_Your task:_ Retype the whole listing verbatim and keep the pictures out of it.

-=-=-

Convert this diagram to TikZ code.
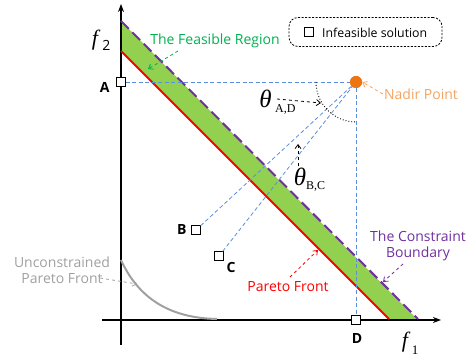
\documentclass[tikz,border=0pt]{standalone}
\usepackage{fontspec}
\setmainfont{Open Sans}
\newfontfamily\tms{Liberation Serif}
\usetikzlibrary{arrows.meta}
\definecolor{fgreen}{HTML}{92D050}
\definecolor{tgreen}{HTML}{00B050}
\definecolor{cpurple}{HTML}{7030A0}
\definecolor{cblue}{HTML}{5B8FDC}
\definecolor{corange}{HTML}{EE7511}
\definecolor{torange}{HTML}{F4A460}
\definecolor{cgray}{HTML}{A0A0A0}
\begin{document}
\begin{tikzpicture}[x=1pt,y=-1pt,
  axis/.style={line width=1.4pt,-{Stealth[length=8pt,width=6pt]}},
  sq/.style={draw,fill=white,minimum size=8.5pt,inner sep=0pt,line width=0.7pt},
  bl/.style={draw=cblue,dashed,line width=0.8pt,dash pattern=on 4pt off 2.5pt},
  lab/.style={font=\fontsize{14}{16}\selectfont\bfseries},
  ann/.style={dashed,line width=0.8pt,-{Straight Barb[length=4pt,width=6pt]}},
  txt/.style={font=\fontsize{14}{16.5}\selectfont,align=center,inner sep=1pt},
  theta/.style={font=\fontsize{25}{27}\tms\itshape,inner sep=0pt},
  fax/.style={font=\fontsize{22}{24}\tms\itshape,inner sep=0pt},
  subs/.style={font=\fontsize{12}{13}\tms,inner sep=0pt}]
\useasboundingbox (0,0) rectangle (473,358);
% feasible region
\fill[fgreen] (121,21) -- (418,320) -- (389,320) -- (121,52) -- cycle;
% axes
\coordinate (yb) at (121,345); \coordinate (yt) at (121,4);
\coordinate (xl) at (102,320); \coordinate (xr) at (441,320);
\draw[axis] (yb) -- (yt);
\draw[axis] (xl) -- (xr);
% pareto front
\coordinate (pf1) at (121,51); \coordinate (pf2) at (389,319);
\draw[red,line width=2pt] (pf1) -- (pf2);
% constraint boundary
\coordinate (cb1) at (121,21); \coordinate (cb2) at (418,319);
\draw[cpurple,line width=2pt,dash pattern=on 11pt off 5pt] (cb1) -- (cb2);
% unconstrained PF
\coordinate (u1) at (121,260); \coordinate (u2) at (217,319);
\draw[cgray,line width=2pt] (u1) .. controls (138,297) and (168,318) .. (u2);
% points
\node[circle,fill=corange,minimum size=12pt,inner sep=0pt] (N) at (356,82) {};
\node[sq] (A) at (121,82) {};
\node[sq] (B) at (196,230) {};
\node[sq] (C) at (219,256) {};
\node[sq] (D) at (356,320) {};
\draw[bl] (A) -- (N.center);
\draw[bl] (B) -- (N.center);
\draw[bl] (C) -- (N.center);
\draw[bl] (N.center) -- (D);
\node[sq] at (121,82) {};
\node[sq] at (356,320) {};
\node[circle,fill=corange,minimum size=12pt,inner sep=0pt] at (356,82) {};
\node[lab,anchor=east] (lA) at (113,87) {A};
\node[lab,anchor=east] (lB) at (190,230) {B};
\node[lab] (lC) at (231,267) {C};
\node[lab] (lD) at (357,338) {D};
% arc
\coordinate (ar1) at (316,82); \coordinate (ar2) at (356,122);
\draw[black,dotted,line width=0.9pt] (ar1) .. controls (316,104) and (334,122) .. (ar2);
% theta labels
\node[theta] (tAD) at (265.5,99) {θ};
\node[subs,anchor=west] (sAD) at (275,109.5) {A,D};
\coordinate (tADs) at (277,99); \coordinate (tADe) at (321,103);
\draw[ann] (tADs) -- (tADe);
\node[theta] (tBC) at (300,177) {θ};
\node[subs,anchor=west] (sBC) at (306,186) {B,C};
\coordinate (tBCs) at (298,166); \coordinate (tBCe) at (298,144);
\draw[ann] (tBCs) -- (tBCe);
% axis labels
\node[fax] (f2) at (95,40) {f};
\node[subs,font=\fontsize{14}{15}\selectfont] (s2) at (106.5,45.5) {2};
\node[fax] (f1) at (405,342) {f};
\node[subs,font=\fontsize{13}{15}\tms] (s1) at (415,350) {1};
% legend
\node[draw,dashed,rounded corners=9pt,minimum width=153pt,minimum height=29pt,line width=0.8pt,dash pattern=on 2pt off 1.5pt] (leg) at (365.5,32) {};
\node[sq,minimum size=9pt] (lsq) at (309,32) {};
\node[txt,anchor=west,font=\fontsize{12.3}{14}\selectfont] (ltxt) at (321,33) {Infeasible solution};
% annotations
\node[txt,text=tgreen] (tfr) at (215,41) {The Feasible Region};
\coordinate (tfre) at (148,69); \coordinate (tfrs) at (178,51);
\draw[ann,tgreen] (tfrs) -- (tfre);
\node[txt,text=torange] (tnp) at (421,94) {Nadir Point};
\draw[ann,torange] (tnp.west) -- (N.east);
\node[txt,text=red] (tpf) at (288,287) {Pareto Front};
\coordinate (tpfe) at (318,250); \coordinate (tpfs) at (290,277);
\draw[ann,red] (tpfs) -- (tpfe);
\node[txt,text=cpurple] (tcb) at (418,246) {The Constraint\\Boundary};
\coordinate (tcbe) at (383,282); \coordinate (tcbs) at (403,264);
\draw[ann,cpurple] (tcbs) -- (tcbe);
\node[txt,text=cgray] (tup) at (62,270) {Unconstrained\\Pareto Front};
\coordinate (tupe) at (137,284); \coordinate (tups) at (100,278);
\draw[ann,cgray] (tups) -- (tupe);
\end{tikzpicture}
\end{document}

-=-=-

_Response to this exercise:_
Convert this diagram to TikZ code.
\documentclass[tikz,border=0pt]{standalone}
\usepackage{fontspec}
\setmainfont{Open Sans}
\newfontfamily\tms{Liberation Serif}
\usetikzlibrary{arrows.meta}
\definecolor{fgreen}{HTML}{92D050}
\definecolor{tgreen}{HTML}{00B050}
\definecolor{cpurple}{HTML}{7030A0}
\definecolor{cblue}{HTML}{5B8FDC}
\definecolor{corange}{HTML}{EE7511}
\definecolor{torange}{HTML}{F4A460}
\definecolor{cgray}{HTML}{A0A0A0}
\begin{document}
\begin{tikzpicture}[x=1pt,y=-1pt,
  axis/.style={line width=1.4pt,-{Stealth[length=8pt,width=6pt]}},
  sq/.style={draw,fill=white,minimum size=8.5pt,inner sep=0pt,line width=0.7pt},
  bl/.style={draw=cblue,dashed,line width=0.8pt,dash pattern=on 4pt off 2.5pt},
  lab/.style={font=\fontsize{14}{16}\selectfont\bfseries},
  ann/.style={dashed,line width=0.8pt,-{Straight Barb[length=4pt,width=6pt]}},
  txt/.style={font=\fontsize{14}{16.5}\selectfont,align=center,inner sep=1pt},
  theta/.style={font=\fontsize{25}{27}\tms\itshape,inner sep=0pt},
  fax/.style={font=\fontsize{22}{24}\tms\itshape,inner sep=0pt},
  subs/.style={font=\fontsize{12}{13}\tms,inner sep=0pt}]
\useasboundingbox (0,0) rectangle (473,358);
% feasible region
\fill[fgreen] (121,21) -- (418,320) -- (389,320) -- (121,52) -- cycle;
% axes
\coordinate (yb) at (121,345); \coordinate (yt) at (121,4);
\coordinate (xl) at (102,320); \coordinate (xr) at (441,320);
\draw[axis] (yb) -- (yt);
\draw[axis] (xl) -- (xr);
% pareto front
\coordinate (pf1) at (121,51); \coordinate (pf2) at (389,319);
\draw[red,line width=2pt] (pf1) -- (pf2);
% constraint boundary
\coordinate (cb1) at (121,21); \coordinate (cb2) at (418,319);
\draw[cpurple,line width=2pt,dash pattern=on 11pt off 5pt] (cb1) -- (cb2);
% unconstrained PF
\coordinate (u1) at (121,260); \coordinate (u2) at (217,319);
\draw[cgray,line width=2pt] (u1) .. controls (138,297) and (168,318) .. (u2);
% points
\node[circle,fill=corange,minimum size=12pt,inner sep=0pt] (N) at (356,82) {};
\node[sq] (A) at (121,82) {};
\node[sq] (B) at (196,230) {};
\node[sq] (C) at (219,256) {};
\node[sq] (D) at (356,320) {};
\draw[bl] (A) -- (N.center);
\draw[bl] (B) -- (N.center);
\draw[bl] (C) -- (N.center);
\draw[bl] (N.center) -- (D);
\node[sq] at (121,82) {};
\node[sq] at (356,320) {};
\node[circle,fill=corange,minimum size=12pt,inner sep=0pt] at (356,82) {};
\node[lab,anchor=east] (lA) at (113,87) {A};
\node[lab,anchor=east] (lB) at (190,230) {B};
\node[lab] (lC) at (231,267) {C};
\node[lab] (lD) at (357,338) {D};
% arc
\coordinate (ar1) at (316,82); \coordinate (ar2) at (356,122);
\draw[black,dotted,line width=0.9pt] (ar1) .. controls (316,104) and (334,122) .. (ar2);
% theta labels
\node[theta] (tAD) at (265.5,99) {θ};
\node[subs,anchor=west] (sAD) at (275,109.5) {A,D};
\coordinate (tADs) at (277,99); \coordinate (tADe) at (321,103);
\draw[ann] (tADs) -- (tADe);
\node[theta] (tBC) at (300,177) {θ};
\node[subs,anchor=west] (sBC) at (306,186) {B,C};
\coordinate (tBCs) at (298,166); \coordinate (tBCe) at (298,144);
\draw[ann] (tBCs) -- (tBCe);
% axis labels
\node[fax] (f2) at (95,40) {f};
\node[subs,font=\fontsize{14}{15}\selectfont] (s2) at (106.5,45.5) {2};
\node[fax] (f1) at (405,342) {f};
\node[subs,font=\fontsize{13}{15}\tms] (s1) at (415,350) {1};
% legend
\node[draw,dashed,rounded corners=9pt,minimum width=153pt,minimum height=29pt,line width=0.8pt,dash pattern=on 2pt off 1.5pt] (leg) at (365.5,32) {};
\node[sq,minimum size=9pt] (lsq) at (309,32) {};
\node[txt,anchor=west,font=\fontsize{12.3}{14}\selectfont] (ltxt) at (321,33) {Infeasible solution};
% annotations
\node[txt,text=tgreen] (tfr) at (215,41) {The Feasible Region};
\coordinate (tfre) at (148,69); \coordinate (tfrs) at (178,51);
\draw[ann,tgreen] (tfrs) -- (tfre);
\node[txt,text=torange] (tnp) at (421,94) {Nadir Point};
\draw[ann,torange] (tnp.west) -- (N.east);
\node[txt,text=red] (tpf) at (288,287) {Pareto Front};
\coordinate (tpfe) at (318,250); \coordinate (tpfs) at (290,277);
\draw[ann,red] (tpfs) -- (tpfe);
\node[txt,text=cpurple] (tcb) at (418,246) {The Constraint\\Boundary};
\coordinate (tcbe) at (383,282); \coordinate (tcbs) at (403,264);
\draw[ann,cpurple] (tcbs) -- (tcbe);
\node[txt,text=cgray] (tup) at (62,270) {Unconstrained\\Pareto Front};
\coordinate (tupe) at (137,284); \coordinate (tups) at (100,278);
\draw[ann,cgray] (tups) -- (tupe);
\end{tikzpicture}
\end{document}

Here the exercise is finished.